I admittedly don’t use RabbitMQ, either, but…

I think I would try static configuration for now, even if that’s not ideal in the long run.

The node names in your screenshot look very odd for Erlang (e.g., rabbit@fly-local-6pn). I don’t know if the DNS infrastructure is really intended for reverse lookups…

The Elixir documentation gives an example of a working cluster—although that’s not the only way to do things. (Probably you want to use <machine_id>.vm.<appname>.internal instead of numeric literals, for example.)

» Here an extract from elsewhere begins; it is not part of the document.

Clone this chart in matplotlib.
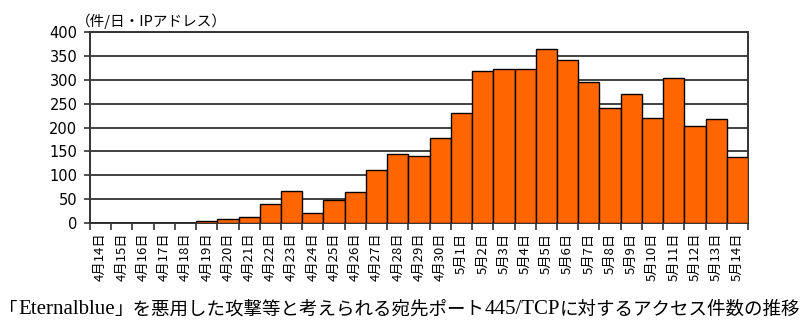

(It’s funny how clustering is categorized under “The Basics” in the Elixir part of the site, incidentally.)

1 Like

I do have some more configuration flags to force ipv6. I’m not sure what of these are necessary, since I only got RabbitMQ running by trial and error, but I ended up with the following additional lines in my Dockerfile:

ENV RABBITMQ_CTL_ERL_ARGS="-proto_dist inet6_tcp --longnames"
ENV RABBITMQ_USE_LONGNAME=true

in erl_inetrc:

{inet6,true}.

and in the RabbitMQ config (I do have the listeners.tcp.default commented out for some reason I don’t remember):

listeners.tcp.1 = :::5672

and in my entrypoint.sh, since I needed to set the hostname:

# Set the RABBITMQ_SERVER_ADDITIONAL_ERL_ARGS environment variable
export RABBITMQ_SERVER_ADDITIONAL_ERL_ARGS="-kernel inetrc '/etc/rabbitmq/erl_inetrc' -proto_dist inet6_tcp -name rabbit@${HOSTNAME}.vm.<appname>.internal -setcookie ${ERL_COOKIE}"
2 Likes

This topic was automatically closed 7 days after the last reply. New replies are no longer allowed.